No - it's not my kids newest stunt (but I think it should be).
The opportunity presented itself and I jumped at the chance. I can think of few others things I'd rather do than take a good long walk in the woods.
Although the parking lot was filled with cars, I never encountered another person during my walk. No one spoke to me, I didn't speak to anyone and my favorite parts were when the gravel path gave way to hard, cracked mud that silenced even my own footsteps. I am certain that I am transformed to another time and place with all the shade speckled light, extra oxygen and the screams for a distant, hunting hawk.
I have very little time that I am not in the presence of my children. We have designed our life purposefully that way and I enjoy it. Rarely, I find myself needing some time alone, and I find more often than not I am escaping my own voice than that of my kids. I walked and prayed for quite some time. I can think of no better place, for me personally, to connect with the Divine.
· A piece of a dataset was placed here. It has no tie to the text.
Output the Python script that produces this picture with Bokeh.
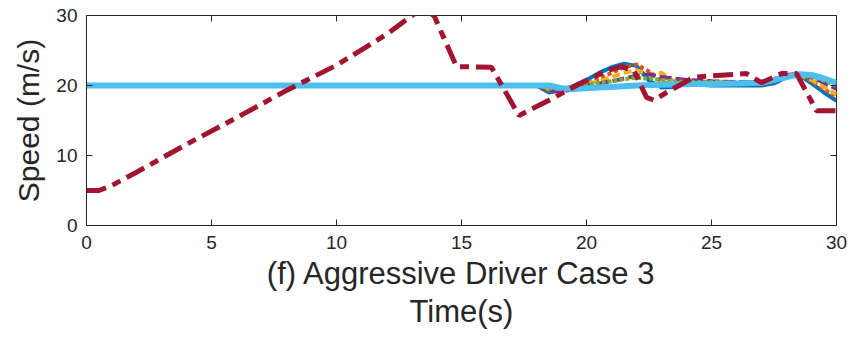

I did have to fight the thoughts, "oh, the kids would love this!" as if we haven't walked this path 10 times together before and I didn't have a camera phone with me!
|
Thanks, Mother Nature for the snacks, they were awesome! |
The trails that I was walking are particularly well-marked and I could not resist a detour to something called 'the dance floor' on the map. It sounded so intriguing.
|
Yes, that's all there was, and yes, I did. |
I walked intentionally thinking about what the path said about life. What's around that corner? Are those boards all safe? How much longer will this part go on?
In the woods I feel a weight lifted off my shoulders, I feel something tugging at my heart, I feel like someone is speaking to me. I think I know Who it is.